HOUSTON—As 2015 draws to a close, James K. Wicklund, managing director of Credit Suisse and oilfield services analyst, can say with conviction that 2016 “is already in the trash can. It’s going to be a terrible year” for oil and natural gas production, specifically offshore.
In the closing keynote at the recent Gulf of Mexico Offshore Executive Conference Wicklund said that next year will be the first time since the 1980s that capex would be down two years in a row, and he could only hope that it does not extend into 2017 and 2018 for the offshore sector.
He emphasized that the industry routinely goes through cycles of high and low prices, and said that according to recent Goldman Sachs data, oil prices will hit bottom again, for a third time, before the end of this year. Many E&Ps invested in their fields when the price of Brent was $115 and the price of WTI was $100.
The industry is currently sliding along the bottom of the bathtub-shaped economic curve, Wicklund said. When the industry finally makes its way up the curve, offshore drilling will recover financially after onshore drilling, he said, due to offshore’s long-term projects and other considerations. “And so the idea now that we know where the bottom’s going to be is a little bit of hubris,” he said, but added that the hope is balanced by 2017.
As the U.S. faces added pressure as the swing producer to rebalance the skewed global oversupply of oil, deepwater rig companies facing an oversupplied rig market are aggressively cutting costs.
Wicklund said that a sixth-generation Metro Star 2 rig, built in 2011 and worth $600 million, had its best bid at a recent auction at $150 million. That bid came about because 40 rigs will go to work before Metro Star 2 will.
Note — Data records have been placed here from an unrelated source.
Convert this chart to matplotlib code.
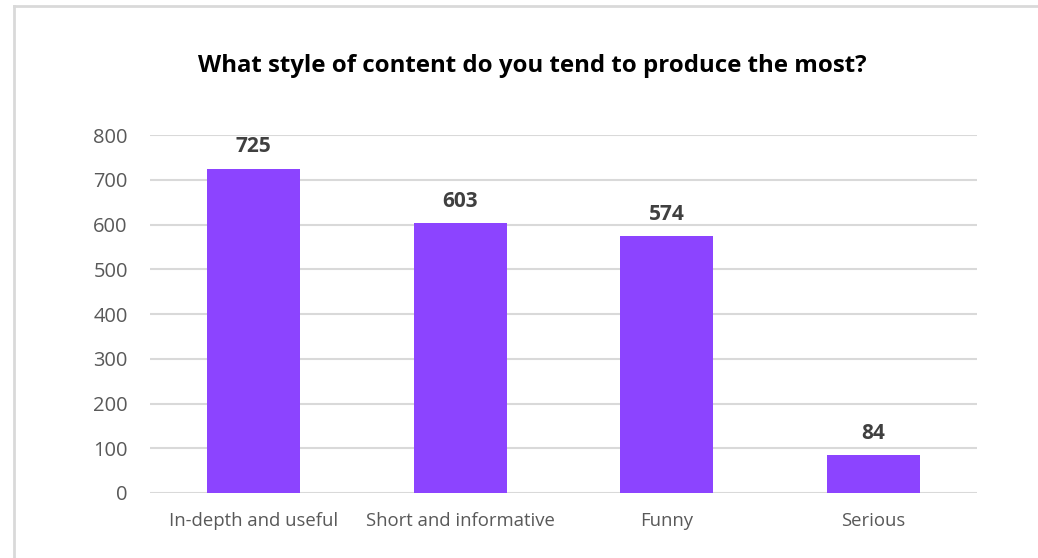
import os
import matplotlib.pyplot as plt
from matplotlib import font_manager
from matplotlib.font_manager import FontProperties
from matplotlib.lines import Line2D


def font_file(name, family):
    for f in font_manager.fontManager.ttflist:
        if os.path.basename(f.fname) == name:
            return FontProperties(fname=f.fname)
    return FontProperties(family=family)


regular = font_file('OpenSans-Regular.ttf', 'Noto Sans')
bold = font_file('OpenSans-Bold.ttf', 'DejaVu Sans')

categories = ['In-depth and useful', 'Short and informative', 'Funny', 'Serious']
counts = [725, 603, 574, 84]
y_ticks = [0, 100, 200, 300, 400, 500, 600, 700, 800]

bar_color = '#8C44FF'
grid_color = '#D9D9D9'
tick_color = '#595959'

fig = plt.figure(figsize=(10.38, 5.58), dpi=100)
ax = fig.add_axes([0.1445, 0.1165, 0.7967, 0.6415])

x = range(len(categories))
ax.bar(x, counts, width=0.45, color=bar_color, zorder=3)

for xi, v in zip(x, counts):
    ax.annotate(str(v), (xi, v), xytext=(0, 8), textcoords='offset points',
                ha='center', va='bottom', fontproperties=bold, fontsize=15,
                color='#404040')

ax.set_xlim(-0.5, len(categories) - 0.5)
ax.set_ylim(0, 800)
ax.set_yticks(y_ticks)
ax.set_xticks(list(x))
ax.set_xticklabels(categories)
for lbl in ax.get_xticklabels():
    lbl.set_fontproperties(regular)
    lbl.set_fontsize(13.3)
for lbl in ax.get_yticklabels():
    lbl.set_fontproperties(regular)
    lbl.set_fontsize(14.5)
ax.tick_params(axis='both', length=0, labelcolor=tick_color)
ax.tick_params(axis='x', pad=14)
ax.tick_params(axis='y', pad=16)
ax.yaxis.grid(True, color=grid_color, linewidth=1.5, zorder=0)
for s in ax.spines.values():
    s.set_visible(False)

fig.text(0.5125, 1 - 72 / 558, 'What style of content do you tend to produce the most?',
         ha='center', va='baseline', fontproperties=bold, fontsize=17.3, color='black')

# outer frame (top and left edges visible)
fig.add_artist(Line2D([14 / 1038, 14 / 1038], [0, 1 - 6 / 558],
                      transform=fig.transFigure, color='#D9D9D9', linewidth=2))
fig.add_artist(Line2D([14 / 1038, 1], [1 - 6 / 558, 1 - 6 / 558],
                      transform=fig.transFigure, color='#D9D9D9', linewidth=2))

fig.savefig('out.png', dpi=100)
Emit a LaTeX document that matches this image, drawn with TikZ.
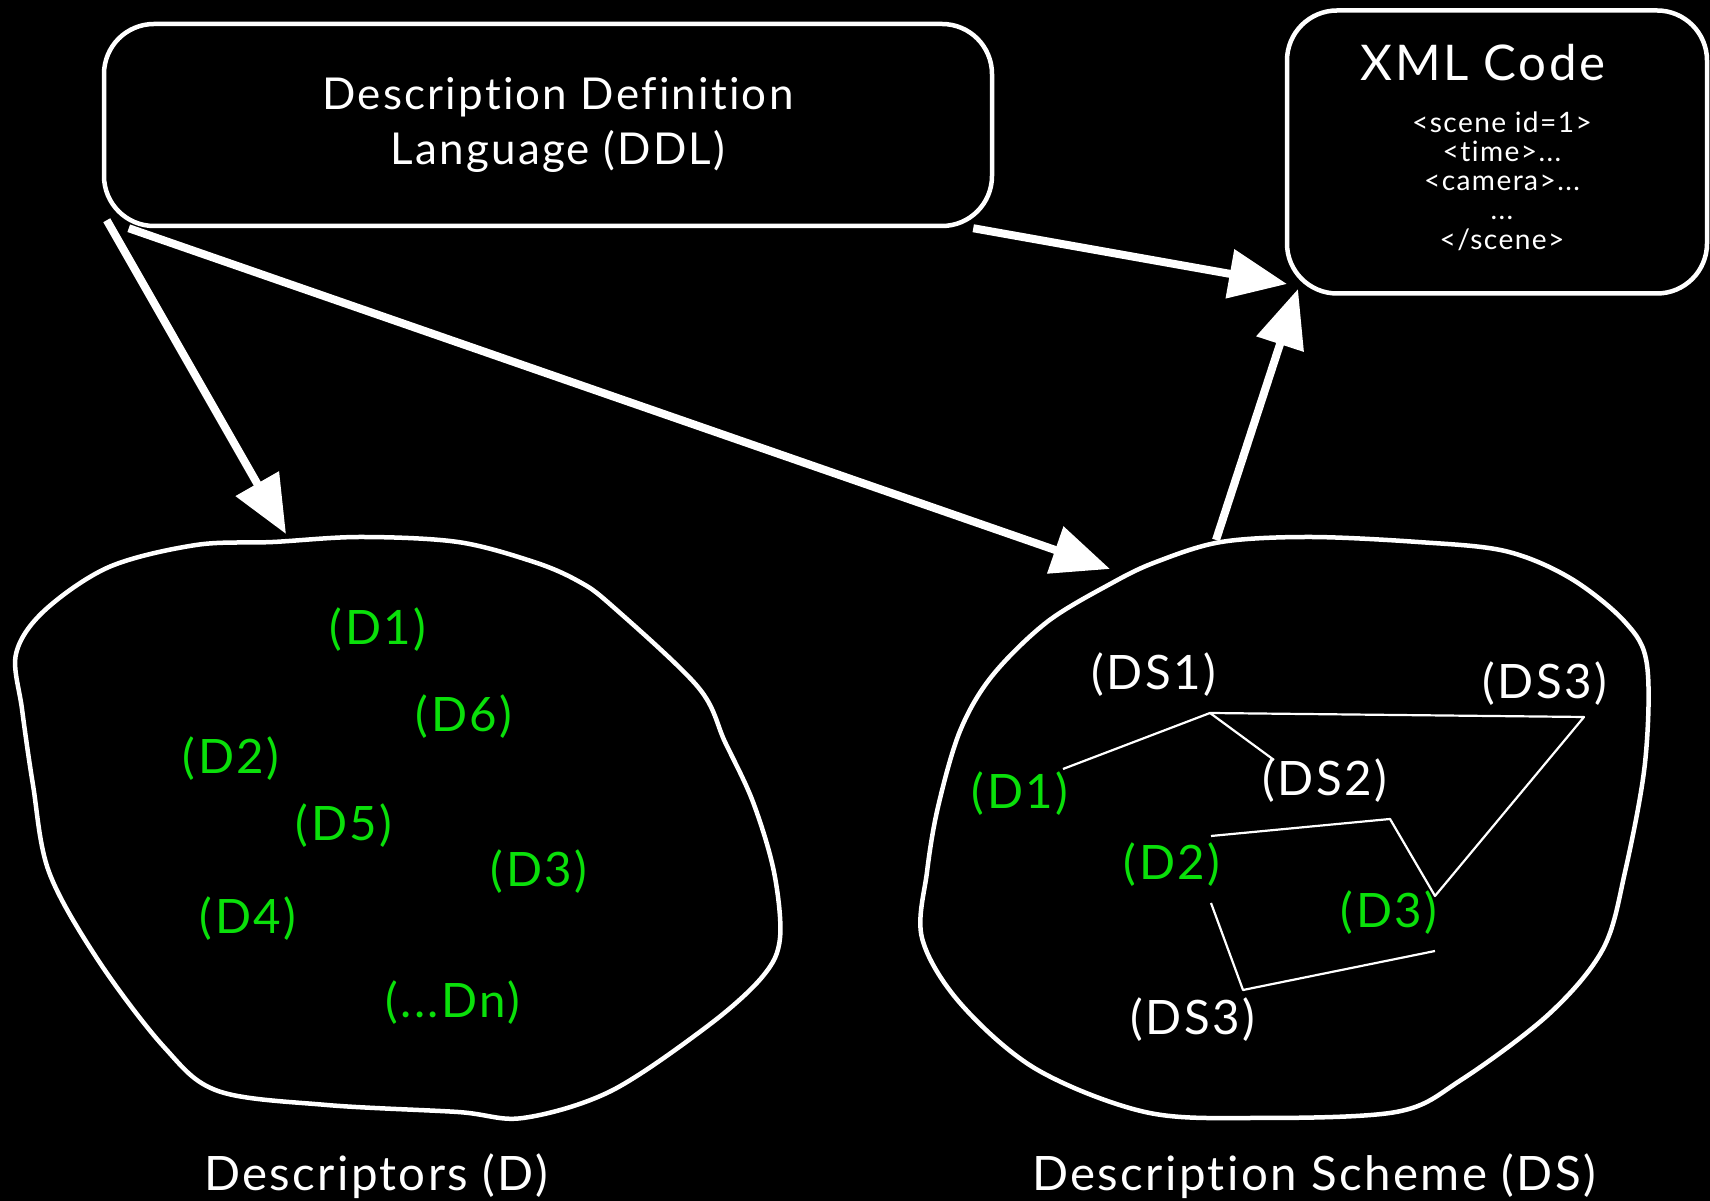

Companies now need to be able to afford to mothball rigs for up to five years before they are put to work, Wicklund explained.
Wicklund indicated that recently at an International Association of Drilling Contractors (IADC) meeting, executives at Ensco Plc and Diamond said that by 2020, the rig market should emerge from its bottom. In the meantime, there are scenarios like the Metro Star 2 rig auction, and ConocoPhillips (COP) recently deemphasized E&P work in the Gulf of Mexico (GoM) and other deepwater areas, and Chevron Corp. (CVX) did the same in its most recent corporate earnings report.
There is a scramble underway to stack rigs, which he said in 2014 was a laughable scenario. The IADC recently determined that 200 rigs need to be stacked in order to hit market equilibrium. Wicklund specified that these would be 100 jackups and 100 floaters, while 100 more rigs wait to be delivered. Before brighter days are ahead, the number of rigs that will be idled could balloon to 45 from the current 25, Wicklund said. There are 60 new rigs scheduled to enter the market.
Production in the GoM has increased as a percentage total of U.S. production—by 220,000 barrels this year after “not growing a drop in three years,” Wicklund said. As there aren’t too many resources left to find, what’s really needed is the ability to economically develop the deepwater discoveries that have been made, he added. Meanwhile, all around globe, the volume of oil and related infrastructure keeps rising—Wicklund said Brazil is placing three FPSOs that hold 150,000 barrels each, and the North Sea is increasing its production for the first time in 15 years.